The interviews could be a prelude to hearings in which Democrats could publicly question those who led the drive to war.
“They need to be interviewed. They need to be asked some critical questions,” Levin said after a hearing of the Senate Armed Services Committee, which he chairs, on a report by the Pentagon’s top internal watchdog on efforts to link Iraq and al Qaeda.
That report, from Pentagon Inspector General Thomas Gimble, found that Douglas Feith, a top civilian official under Defense Secretary Donald Rumsfeld, had led an office within the Pentagon that developed inaccurate reports and distributed them to officials including the number two official on the National Security Council and the chief of staff to Vice President Dick Cheney.
Those reports later became the source for public comments made by Cheney linking Iraq and al Qaeda. Later investigations by the independent 9/11 Commission and other bodies found no substantial ties between Iraq and the group responsible for the terrorist attacks.

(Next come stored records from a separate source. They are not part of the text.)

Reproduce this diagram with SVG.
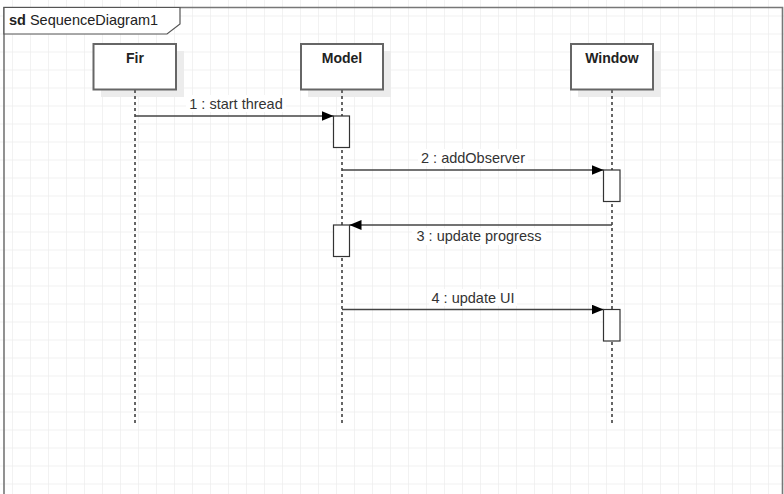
<svg xmlns="http://www.w3.org/2000/svg" width="784" height="494" viewBox="0 0 784 494">
<defs>
<pattern id="grid" x="-5" y="-1.5" width="18" height="18" patternUnits="userSpaceOnUse">
<path d="M18 0V18M0 18H18" fill="none" stroke="#ececec" stroke-width="1.3"/>
</pattern>
<marker id="arr" viewBox="0 0 12 10" refX="12" refY="5" markerWidth="12" markerHeight="10" markerUnits="userSpaceOnUse" orient="auto">
<path d="M0 0L12 5L0 10Z" fill="#000"/>
</marker>
<style>
.lbl{font-family:"Liberation Sans",Arial,sans-serif;font-size:14.5px;fill:#333;text-anchor:middle}
.name{font-family:"Liberation Sans",Arial,sans-serif;font-size:14px;font-weight:bold;fill:#222;text-anchor:middle}
.head{fill:#fff;stroke:#666;stroke-width:2}
.shadow{fill:#ececec}
.life{stroke:#666;stroke-width:2;stroke-dasharray:3 3;fill:none}
.act{fill:#fff;stroke:#333;stroke-width:1.2}
.msg{stroke:#444;stroke-width:1.5;fill:none;marker-end:url(#arr)}
.bg{fill:#fff}
</style>
</defs>
<rect width="784" height="494" fill="#fff"/>
<rect width="784" height="494" fill="url(#grid)"/>
<g id="frame">
<path d="M4 494V7.5H782.5V494" fill="none" stroke="#777" stroke-width="1.6"/>
<path d="M4 7.5H180V24L167 34H4Z" fill="#fff" stroke="#555" stroke-width="1.2"/>
<text x="9" y="25" style="font-family:'Liberation Sans',Arial,sans-serif;font-size:14.5px;fill:#222"><tspan font-weight="bold">sd</tspan> SequenceDiagram1</text>
</g>
<g id="Fir">
<rect class="shadow" x="101" y="51" width="83" height="46"/>
<rect class="head" x="93.5" y="44" width="82.5" height="45.5"/>
<text class="name" x="135" y="62.5">Fir</text>
<line class="life" x1="135" y1="90" x2="135" y2="424"/>
</g>
<g id="Model">
<rect class="shadow" x="308" y="51" width="83" height="46"/>
<rect class="head" x="301" y="44" width="82" height="45.5"/>
<text class="name" x="342" y="62.5">Model</text>
<line class="life" x1="342" y1="90" x2="342" y2="424"/>
<rect class="act" x="333.5" y="116" width="16" height="31.5"/>
<rect class="act" x="333.5" y="225" width="16" height="31.5"/>
</g>
<g id="Window">
<rect class="shadow" x="578" y="51" width="83" height="46"/>
<rect class="head" x="571" y="44" width="82" height="45.5"/>
<text class="name" x="612" y="62.5">Window</text>
<line class="life" x1="612" y1="90" x2="612" y2="424"/>
<rect class="act" x="603.5" y="170" width="16.5" height="31.5"/>
<rect class="act" x="603.5" y="309.5" width="16.5" height="31.5"/>
</g>
<g id="connectors">
<line class="msg" x1="135" y1="116" x2="333.5" y2="116"/>
<rect class="bg" x="186" y="95" width="100" height="17"/>
<text class="lbl" x="236" y="109">1 : start thread</text>
<line class="msg" x1="342" y1="170" x2="603.5" y2="170"/>
<rect class="bg" x="418" y="149" width="110" height="17"/>
<text class="lbl" x="473" y="162.5">2 : addObserver</text>
<line class="msg" x1="612" y1="225" x2="349.5" y2="225"/>
<rect class="bg" x="412" y="228" width="134" height="17"/>
<text class="lbl" x="479" y="241">3 : update progress</text>
<line class="msg" x1="342" y1="309.5" x2="603.5" y2="309.5"/>
<rect class="bg" x="429" y="289" width="88" height="17"/>
<text class="lbl" x="473" y="303">4 : update UI</text>
</g>
</svg>
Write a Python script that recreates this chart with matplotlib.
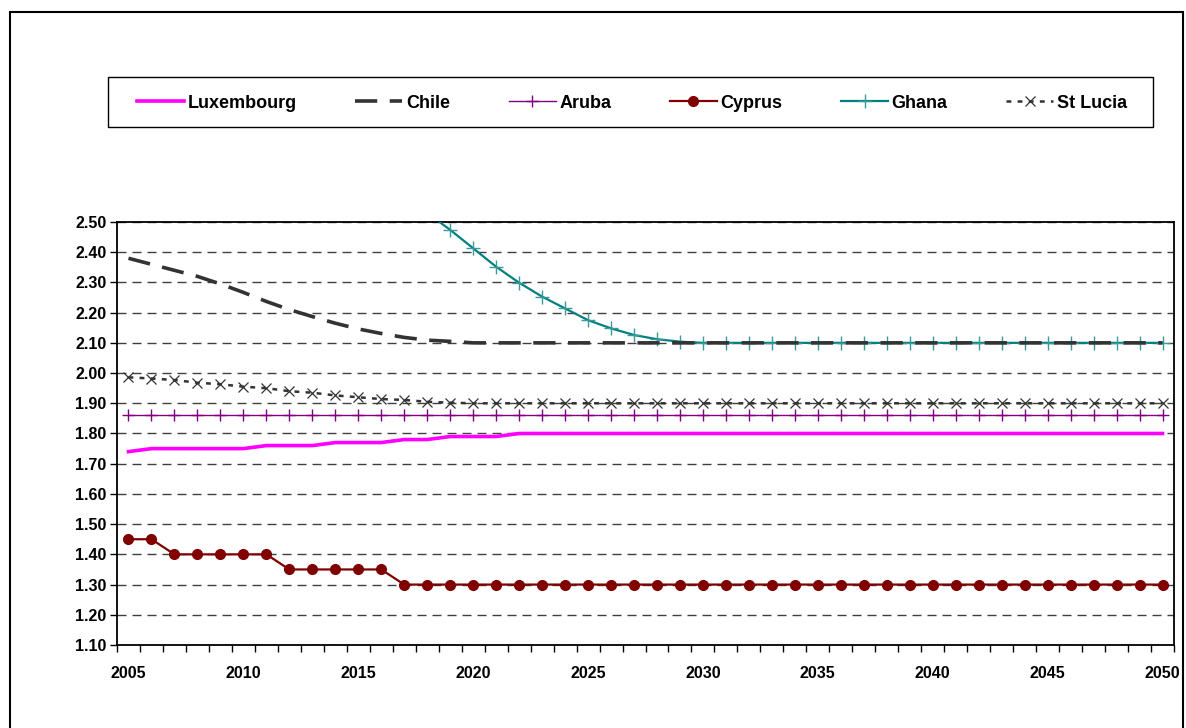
import matplotlib
matplotlib.use("Agg")
import matplotlib.pyplot as plt
from matplotlib.patches import Rectangle
from matplotlib.ticker import FixedLocator, FormatStrFormatter

plt.rcParams['font.family'] = ['Liberation Sans', 'DejaVu Sans']
plt.rcParams['font.weight'] = 'bold'
plt.rcParams['lines.scale_dashes'] = False

years = list(range(2005, 2051))

luxembourg = [1.74, 1.75, 1.75, 1.75, 1.75, 1.75, 1.76, 1.76, 1.76, 1.77,
              1.77, 1.77, 1.78, 1.78, 1.79, 1.79, 1.79, 1.80, 1.80, 1.80,
              1.80, 1.80, 1.80, 1.80, 1.80, 1.80, 1.80, 1.80, 1.80, 1.80,
              1.80, 1.80, 1.80, 1.80, 1.80, 1.80, 1.80, 1.80, 1.80, 1.80,
              1.80, 1.80, 1.80, 1.80, 1.80, 1.80]
chile = [2.38, 2.36, 2.34, 2.32, 2.295, 2.267, 2.237, 2.21, 2.187, 2.165,
         2.146, 2.131, 2.118, 2.109, 2.105, 2.10, 2.10, 2.10, 2.10, 2.10,
         2.10, 2.10, 2.10, 2.10, 2.10, 2.10, 2.10, 2.10, 2.10, 2.10,
         2.10, 2.10, 2.10, 2.10, 2.10, 2.10, 2.10, 2.10, 2.10, 2.10,
         2.10, 2.10, 2.10, 2.10, 2.10, 2.10]
aruba = [1.86, 1.86, 1.86, 1.86, 1.86, 1.86, 1.86, 1.86, 1.86, 1.86,
         1.86, 1.86, 1.86, 1.86, 1.86, 1.86, 1.86, 1.86, 1.86, 1.86,
         1.86, 1.86, 1.86, 1.86, 1.86, 1.86, 1.86, 1.86, 1.86, 1.86,
         1.86, 1.86, 1.86, 1.86, 1.86, 1.86, 1.86, 1.86, 1.86, 1.86,
         1.86, 1.86, 1.86, 1.86, 1.86, 1.86]
cyprus = [1.45, 1.45, 1.40, 1.40, 1.40, 1.40, 1.40, 1.35, 1.35, 1.35,
          1.35, 1.35, 1.30, 1.30, 1.30, 1.30, 1.30, 1.30, 1.30, 1.30,
          1.30, 1.30, 1.30, 1.30, 1.30, 1.30, 1.30, 1.30, 1.30, 1.30,
          1.30, 1.30, 1.30, 1.30, 1.30, 1.30, 1.30, 1.30, 1.30, 1.30,
          1.30, 1.30, 1.30, 1.30, 1.30, 1.30]
ghana = [4.10, 3.98, 3.86, 3.74, 3.60, 3.46, 3.32, 3.18, 3.05, 2.92,
         2.81, 2.70, 2.61, 2.53, 2.474, 2.413, 2.352, 2.299, 2.253, 2.214,
         2.175, 2.148, 2.126, 2.112, 2.104, 2.10, 2.10, 2.10, 2.10, 2.10,
         2.10, 2.10, 2.10, 2.10, 2.10, 2.10, 2.10, 2.10, 2.10, 2.10,
         2.10, 2.10, 2.10, 2.10, 2.10, 2.10]
st_lucia = [1.986, 1.982, 1.977, 1.968, 1.963, 1.955, 1.95, 1.94, 1.935, 1.926,
            1.92, 1.914, 1.911, 1.905, 1.902, 1.90, 1.90, 1.90, 1.90, 1.90,
            1.90, 1.90, 1.90, 1.90, 1.90, 1.90, 1.90, 1.90, 1.90, 1.90,
            1.90, 1.90, 1.90, 1.90, 1.90, 1.90, 1.90, 1.90, 1.90, 1.90,
            1.90, 1.90, 1.90, 1.90, 1.90, 1.90]

W, H = 1186, 728
fig = plt.figure(figsize=(W / 100, H / 100), dpi=100)
ax = fig.add_axes([117 / W, 1 - 645 / H, (1174 - 117) / W, (645 - 222) / H])

# outer chart border and legend box
fig.patches.append(Rectangle((10 / W, -0.02), (1183 - 10) / W, 1.02 - 12 / H,
                             transform=fig.transFigure, fill=False,
                             edgecolor='black', linewidth=1.5))
fig.patches.append(Rectangle((108 / W, 1 - 127 / H), (1153 - 108) / W, 50 / H,
                             transform=fig.transFigure, fill=False,
                             edgecolor='black', linewidth=1.0))

ax.plot(years, luxembourg, color='#ff00ff', linewidth=2.6, zorder=3,
        label='Luxembourg')
ax.plot(years, chile, color='#333333', linewidth=2.6, linestyle=(0, (16, 9)),
        zorder=6, label='Chile')
ax.plot(years, aruba, color='#800080', linewidth=1.0, marker='+',
        markersize=8, markeredgewidth=1.0, zorder=4, label='Aruba')
ax.plot(years, cyprus, color='#800000', linewidth=1.6, marker='o',
        markersize=7, zorder=4, label='Cyprus')
ax.plot(years, ghana, color='#008080', linewidth=1.6, marker='+',
        markersize=10, markeredgewidth=1.0, markeredgecolor='#3a9a9a',
        zorder=5, label='Ghana')
ax.plot(years, st_lucia, color='#333333', linewidth=1.8,
        linestyle=(0, (3.5, 4.5)), marker='x', markersize=7,
        markeredgewidth=0.9, markeredgecolor='#333333', zorder=4,
        label='St Lucia')

ax.set_xlim(2004.5, 2050.5)
ax.set_ylim(1.1, 2.5)

ax.set_yticks([1.1 + 0.1 * i for i in range(15)])
ax.yaxis.set_major_formatter(FormatStrFormatter('%.2f'))
ax.tick_params(axis='y', direction='out', length=5, width=1, pad=2.5,
               labelsize=11.5)

ax.set_xticks(list(range(2005, 2051, 5)))
ax.xaxis.set_minor_locator(FixedLocator([y + 0.5 for y in range(2004, 2051)]))
ax.tick_params(axis='x', which='major', length=0, pad=15, labelsize=11.5)
ax.tick_params(axis='x', which='minor', direction='out', length=5, width=1)

ax.grid(axis='y', color='#404040', linewidth=1.0, linestyle=(0, (6.5, 4.3)))
ax.set_axisbelow(True)
for s in ax.spines.values():
    s.set_linewidth(1.3)
    s.set_color('black')

handles, labels = ax.get_legend_handles_labels()
leg = fig.legend(handles, labels, loc='center', ncol=6,
                 bbox_to_anchor=(632 / W, 1 - 103 / H),
                 prop={'size': 13, 'weight': 'bold'}, handlelength=2.6,
                 handletextpad=0.2, columnspacing=3.25, frameon=False,
                 numpoints=1, borderaxespad=0)

fig.savefig('out.png', dpi=100)
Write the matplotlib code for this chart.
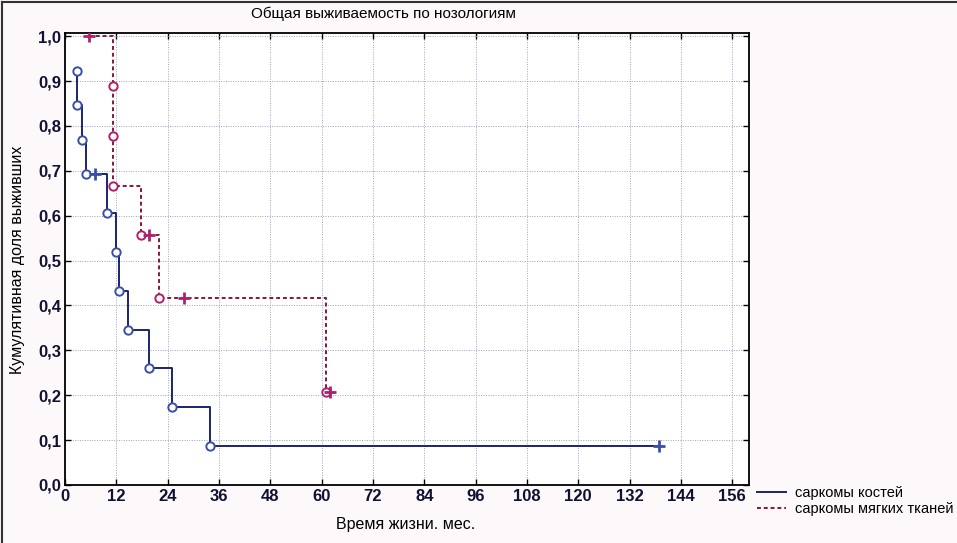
import matplotlib
matplotlib.use("Agg")
import matplotlib.pyplot as plt
from matplotlib.lines import Line2D

plt.rcParams['font.family'] = ['Liberation Sans', 'DejaVu Sans']

# саркомы костей: время (мес.), кумулятивная доля, цензурировано (1) или событие (0)
bone_time = [2.7, 2.7, 4.0, 4.8, 6.9, 9.9, 11.9, 12.7, 14.8, 19.7, 24.9, 33.9, 138.8]
bone_surv = [0.923, 0.846, 0.769, 0.692, 0.692, 0.606, 0.519, 0.433, 0.346, 0.260, 0.173, 0.087, 0.087]
bone_cens = [0, 0, 0, 0, 1, 0, 0, 0, 0, 0, 0, 0, 1]

# саркомы мягких тканей
soft_time = [5.6, 11.1, 11.1, 11.1, 17.8, 19.7, 21.9, 27.9, 61.0, 61.9]
soft_surv = [1.0, 0.889, 0.778, 0.667, 0.556, 0.556, 0.417, 0.417, 0.208, 0.208]
soft_cens = [1, 0, 0, 0, 0, 1, 0, 1, 0, 1]

x_ticks = list(range(0, 157, 12))
y_ticks = [i / 10 for i in range(11)]

blue = '#1c2470'
red = '#8a1538'
marker_blue = '#3a4fa8'
marker_red = '#b0206a'
soft_dashes = (2, 1.5)

fig = plt.figure(figsize=(9.57, 5.43), dpi=100, facecolor='#fdf8f9')
ax = fig.add_axes([0.068, 0.107, 0.715, 0.832])
ax.set_facecolor('white')


def draw_km(ax, t, s, c, color, mcolor, dashes=None):
    line, = ax.plot(t, s, drawstyle='steps-post', color=color, linewidth=1.4)
    if dashes:
        line.set_dashes(dashes)
    ev_t = [x for x, f in zip(t, c) if f == 0]
    ev_s = [y for y, f in zip(s, c) if f == 0]
    ce_t = [x for x, f in zip(t, c) if f == 1]
    ce_s = [y for y, f in zip(s, c) if f == 1]
    ax.plot(ev_t, ev_s, 'o', markersize=6, markerfacecolor='white',
            markeredgecolor=mcolor, markeredgewidth=1.4, linestyle='none', zorder=4)
    ax.plot(ce_t, ce_s, '+', markersize=8, markeredgecolor=mcolor,
            markeredgewidth=2, linestyle='none', zorder=4)


draw_km(ax, bone_time, bone_surv, bone_cens, blue, marker_blue)
draw_km(ax, soft_time, soft_surv, soft_cens, red, marker_red, soft_dashes)

ax.set_xlim(0, 160)
ax.set_ylim(0, 1.007)
ax.set_xticks(x_ticks)
ax.set_yticks(y_ticks)
ax.set_yticklabels([f"{v:.1f}".replace('.', ',') for v in y_ticks])
ax.tick_params(direction='in', top=True, right=True, length=4, width=1,
               labelsize=12, pad=3)
for lbl in ax.get_xticklabels() + ax.get_yticklabels():
    lbl.set_fontweight('bold')
    lbl.set_color('#111133')
ax.grid(True, color='#9aa2c8', linestyle=(0, (1, 1.5)), linewidth=0.7)
for sp in ax.spines.values():
    sp.set_linewidth(1.3)

fig.text(383 / 957, 1 - 14 / 543, 'Общая выживаемость по нозологиям',
         ha='center', va='center', fontsize=11)
fig.text(406 / 957, 1 - 525 / 543, 'Время жизни. мес.',
         ha='center', va='center', fontsize=11.5)
fig.text(18 / 957, 1 - 260 / 543, 'Кумулятивная доля выживших',
         ha='center', va='center', rotation=90, fontsize=11.5)

handles = [Line2D([], [], color=blue, linewidth=1.4),
           Line2D([], [], color=red, linewidth=1.4, dashes=soft_dashes)]
fig.legend(handles, ['саркомы костей', 'саркомы мягких тканей'],
           loc='center left', bbox_to_anchor=(0.791, 1 - 501 / 543),
           frameon=False, fontsize=10.5, handlelength=2.0, handletextpad=0.6,
           labelspacing=0.15, borderaxespad=0, borderpad=0)

# рамка рисунка сверху и слева
fig.add_artist(Line2D([0.002, 0.002], [0, 0.997], transform=fig.transFigure,
                      color='#333333', linewidth=1.5))
fig.add_artist(Line2D([0.002, 1], [0.997, 0.997], transform=fig.transFigure,
                      color='#333333', linewidth=1.5))

fig.savefig('out.png', dpi=100, facecolor=fig.get_facecolor())
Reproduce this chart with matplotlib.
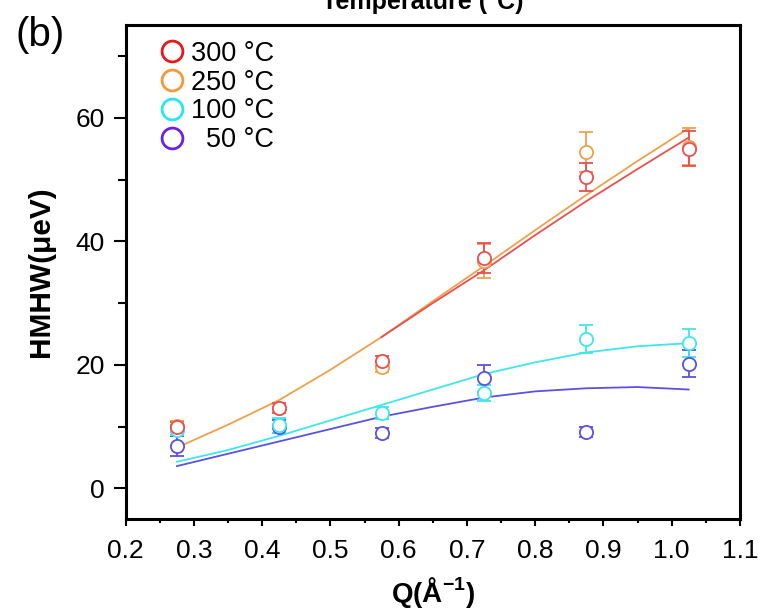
import matplotlib
matplotlib.use("Agg")
import matplotlib.pyplot as plt
from matplotlib.lines import Line2D
from matplotlib.ticker import MultipleLocator

plt.rcParams['font.family'] = ['Liberation Sans', 'DejaVu Sans']

# Momentum transfer values of the measured points
q = [0.275, 0.425, 0.575, 0.725, 0.875, 1.025]

# HMHW (ueV) and uncertainties for each temperature
hw_300 = [10.0, 13.0, 20.6, 37.3, 50.4, 55.0]
err_300 = [0.8, 0.8, 0.8, 2.4, 2.2, 2.8]
hw_250 = [10.1, 13.0, 19.6, 36.8, 54.5, 55.3]
err_250 = [0.8, 0.7, 0.8, 2.8, 3.2, 3.0]
hw_100 = [9.5, 10.2, 12.2, 15.4, 24.2, 23.5]
err_100 = [0.8, 1.2, 1.0, 1.3, 2.3, 2.3]
hw_50 = [6.8, 10.0, 9.0, 17.8, 9.1, 20.2]
err_50 = [1.6, 1.0, 0.8, 2.2, 0.8, 2.2]

# Fitted model curves
q_fit = [0.275, 0.35, 0.425, 0.5, 0.575, 0.65, 0.725, 0.8, 0.875, 0.95, 1.025]
fit_250 = [6.6, 10.3, 14.3, 19.2, 24.5, 30.3, 36.0, 41.8, 47.5, 53.0, 58.3]
q_fit_300 = [0.575, 0.65, 0.725, 0.8, 0.875, 0.95, 1.025]
fit_300 = [24.5, 30.0, 35.3, 41.0, 46.5, 51.7, 56.8]
fit_100 = [4.3, 6.2, 8.5, 11.0, 13.5, 16.0, 18.5, 20.4, 22.0, 23.0, 23.5]
fit_50 = [3.6, 5.6, 7.6, 9.6, 11.6, 13.2, 14.7, 15.7, 16.2, 16.4, 16.0]

labels = ['300 °C', '250 °C', '100 °C', '  50 °C']
pt_colors = ['#e85050', '#f0a04a', '#3ee6ee', '#5a52e0']
key_colors = ['#e81818', '#f39a3a', '#2ae6ee', '#6a22e6']

fig = plt.figure(figsize=(7.62, 6.13), dpi=100)
ax = fig.add_axes([0.165, 0.153, 0.806, 0.806])

# fitted curves
ax.plot(q_fit, fit_250, color=pt_colors[1], lw=1.3, zorder=2)
ax.plot(q_fit, fit_100, color=pt_colors[2], lw=1.3, zorder=2)
ax.plot(q_fit, fit_50, color=pt_colors[3], lw=1.3, zorder=2)
ax.plot(q_fit_300, fit_300, color=pt_colors[0], lw=1.3, zorder=2)

# measured points with error bars
series = [(hw_50, err_50, 3), (hw_100, err_100, 2), (hw_250, err_250, 1), (hw_300, err_300, 0)]
for vals, errs, i in series:
    ax.errorbar(q, vals, yerr=errs, fmt='o', mfc='white', mec=pt_colors[i],
                ecolor=pt_colors[i], ms=9.5, mew=1.3, elinewidth=1.3,
                capsize=5, capthick=1.3, zorder=3)

ax.set_xlim(0.2, 1.1)
ax.set_ylim(-5, 75)
ax.xaxis.set_minor_locator(MultipleLocator(0.05))
ax.yaxis.set_minor_locator(MultipleLocator(10))
ax.set_xticks([0.2, 0.3, 0.4, 0.5, 0.6, 0.7, 0.8, 0.9, 1.0, 1.1])
ax.set_xticklabels(['0.2', '0.3', '0.4', '0.5', '0.6', '0.7', '0.8', '0.9', '1.0', '1.1'])
ax.set_yticks([0, 20, 40, 60])

for s in ax.spines.values():
    s.set_linewidth(2.2)
ax.tick_params(axis='both', which='both', direction='out', top=False, right=False,
               labelsize=19, width=1.5)
ax.tick_params(axis='x', which='major', length=5, pad=9)
ax.tick_params(axis='x', which='minor', length=3)
ax.tick_params(axis='y', which='major', length=9, pad=6)
ax.tick_params(axis='y', which='minor', length=6)

ax.set_xlabel('Q(Å$^{\\mathregular{-1}}$)', fontsize=20, fontweight='bold', labelpad=9)
ax.set_ylabel('HMHW(μeV)', fontsize=21.5, fontweight='bold', labelpad=15)

handles = [Line2D([], [], ls='none', marker='o', ms=15, mfc='none', mec=c, mew=2)
           for c in key_colors]
ax.legend(handles, labels, loc='upper left', bbox_to_anchor=(0.035, 0.99),
          frameon=False, fontsize=19.5, handletextpad=0.2, labelspacing=0.1,
          borderaxespad=0.0, handlelength=1.0)

fig.text(0.02, 0.925, '(b)', fontsize=29)
fig.text(0.555, 0.996, 'Temperature (°C)', fontsize=18, fontweight='bold',
         ha='center', va='center')

fig.savefig('out.png', dpi=100)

The inspector general’s report found no evidence that Feith acted illegally or without authorization from Rumsfeld and his deputy, Paul Wolfowitz. But the report concluded Feith’s office acted inappropriately by presenting dubious conclusions as definitive without conveying the fact that other intelligence agencies disagreed.
Republicans at the hearing tried to downplay and criticize the report.
“I think not only has Mr. Feith not violated a law as you’ve found, that he acted with authority, but I think he acted appropriately,” said Sen. Jeff Sessions, R-Ala.